§ Aim of the task: Reproduce all the lines exactly as they stand, apart from the pictures.

§ Supplied material:
++++++

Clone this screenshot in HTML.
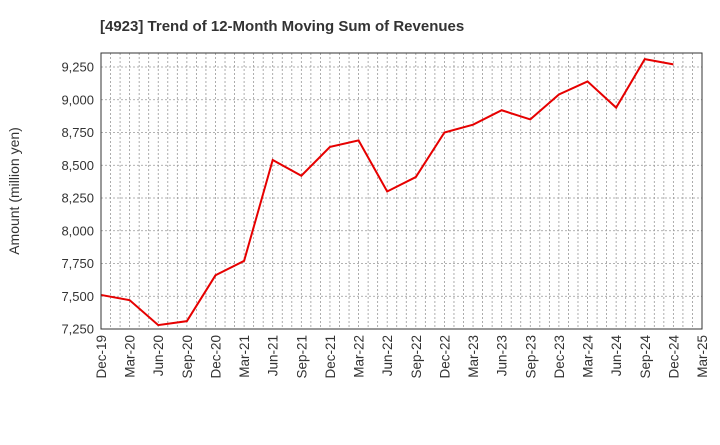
<!DOCTYPE html>
<html><head><meta charset="utf-8"><style>
body{margin:0;background:#fff;font-family:"Liberation Sans",sans-serif}
</style></head><body>
<svg width="720" height="440" xmlns="http://www.w3.org/2000/svg">
<text x="100" y="31" font-size="15" font-weight="bold" fill="#333">[4923]  Trend of 12-Month Moving Sum of Revenues</text>
<text transform="translate(19,191) rotate(-90)" text-anchor="middle" font-size="14" fill="#333">Amount (million yen)</text>
<g id="grid"></g><g id="axes"></g><g id="series"></g>
<rect x="101" y="53" width="601" height="276" fill="none" stroke="#333" stroke-width="1"/>
<script>
const categories=["Dec-19","Mar-20","Jun-20","Sep-20","Dec-20","Mar-21","Jun-21","Sep-21","Dec-21","Mar-22","Jun-22","Sep-22","Dec-22","Mar-23","Jun-23","Sep-23","Dec-23","Mar-24","Jun-24","Sep-24","Dec-24","Mar-25"];
const revenues=[7510,7470,7280,7310,7660,7770,8540,8420,8640,8690,8300,8410,8750,8810,8920,8850,9040,9140,8940,9310,9270];
const yTicks=[7250,7500,7750,8000,8250,8500,8750,9000,9250];
const NS="http://www.w3.org/2000/svg";
const L=101,R=702,T=53,B=329,yMin=7250,yMax=9357;
const step=(R-L)/(categories.length-1);
function x(i){return L+i*step;}
function y(v){return B-(v-yMin)/(yMax-yMin)*(B-T);}
function mk(t,a,p){const e=document.createElementNS(NS,t);for(const k in a)e.setAttribute(k,a[k]);p.appendChild(e);return e;}
const g=document.getElementById('grid'),ax=document.getElementById('axes'),s=document.getElementById('series');
for(let m=1;m<(categories.length-1)*3;m++){const xx=L+m*step/3;
const ln=mk('line',{x1:xx,x2:xx,y1:T,y2:B,stroke:'#999','stroke-dasharray':'2,2','stroke-width':0.8},g);

}
yTicks.forEach(v=>{const yy=y(v);
const ln=mk('line',{x1:L,x2:R,y1:yy,y2:yy,stroke:'#999','stroke-dasharray':'2,2','stroke-width':0.8},g);


const t=mk('text',{x:L-7,y:yy+4.5,'text-anchor':'end','font-size':13,fill:'#333'},ax);t.textContent=v.toLocaleString('en-US');

});
categories.forEach((c,i)=>{const xx=x(i)+5;
const t=mk('text',{transform:`translate(${xx},${B+6}) rotate(-90)`,'text-anchor':'end','font-size':13.5,fill:'#333'},ax);t.textContent=c;

});
const p=mk('polyline',{points:revenues.map((v,i)=>x(i)+','+y(v)).join(' '),fill:'none',stroke:'#e60000','stroke-width':2},s);


</script>
</svg>
</body></html>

++++++

§ Answer in full:
Clone this screenshot in HTML.
<!DOCTYPE html>
<html><head><meta charset="utf-8"><style>
body{margin:0;background:#fff;font-family:"Liberation Sans",sans-serif}
</style></head><body>
<svg width="720" height="440" xmlns="http://www.w3.org/2000/svg">
<text x="100" y="31" font-size="15" font-weight="bold" fill="#333">[4923]  Trend of 12-Month Moving Sum of Revenues</text>
<text transform="translate(19,191) rotate(-90)" text-anchor="middle" font-size="14" fill="#333">Amount (million yen)</text>
<g id="grid"></g><g id="axes"></g><g id="series"></g>
<rect x="101" y="53" width="601" height="276" fill="none" stroke="#333" stroke-width="1"/>
<script>
const categories=["Dec-19","Mar-20","Jun-20","Sep-20","Dec-20","Mar-21","Jun-21","Sep-21","Dec-21","Mar-22","Jun-22","Sep-22","Dec-22","Mar-23","Jun-23","Sep-23","Dec-23","Mar-24","Jun-24","Sep-24","Dec-24","Mar-25"];
const revenues=[7510,7470,7280,7310,7660,7770,8540,8420,8640,8690,8300,8410,8750,8810,8920,8850,9040,9140,8940,9310,9270];
const yTicks=[7250,7500,7750,8000,8250,8500,8750,9000,9250];
const NS="http://www.w3.org/2000/svg";
const L=101,R=702,T=53,B=329,yMin=7250,yMax=9357;
const step=(R-L)/(categories.length-1);
function x(i){return L+i*step;}
function y(v){return B-(v-yMin)/(yMax-yMin)*(B-T);}
function mk(t,a,p){const e=document.createElementNS(NS,t);for(const k in a)e.setAttribute(k,a[k]);p.appendChild(e);return e;}
const g=document.getElementById('grid'),ax=document.getElementById('axes'),s=document.getElementById('series');
for(let m=1;m<(categories.length-1)*3;m++){const xx=L+m*step/3;
const ln=mk('line',{x1:xx,x2:xx,y1:T,y2:B,stroke:'#999','stroke-dasharray':'2,2','stroke-width':0.8},g);

}
yTicks.forEach(v=>{const yy=y(v);
const ln=mk('line',{x1:L,x2:R,y1:yy,y2:yy,stroke:'#999','stroke-dasharray':'2,2','stroke-width':0.8},g);


const t=mk('text',{x:L-7,y:yy+4.5,'text-anchor':'end','font-size':13,fill:'#333'},ax);t.textContent=v.toLocaleString('en-US');

});
categories.forEach((c,i)=>{const xx=x(i)+5;
const t=mk('text',{transform:`translate(${xx},${B+6}) rotate(-90)`,'text-anchor':'end','font-size':13.5,fill:'#333'},ax);t.textContent=c;

});
const p=mk('polyline',{points:revenues.map((v,i)=>x(i)+','+y(v)).join(' '),fill:'none',stroke:'#e60000','stroke-width':2},s);


</script>
</svg>
</body></html>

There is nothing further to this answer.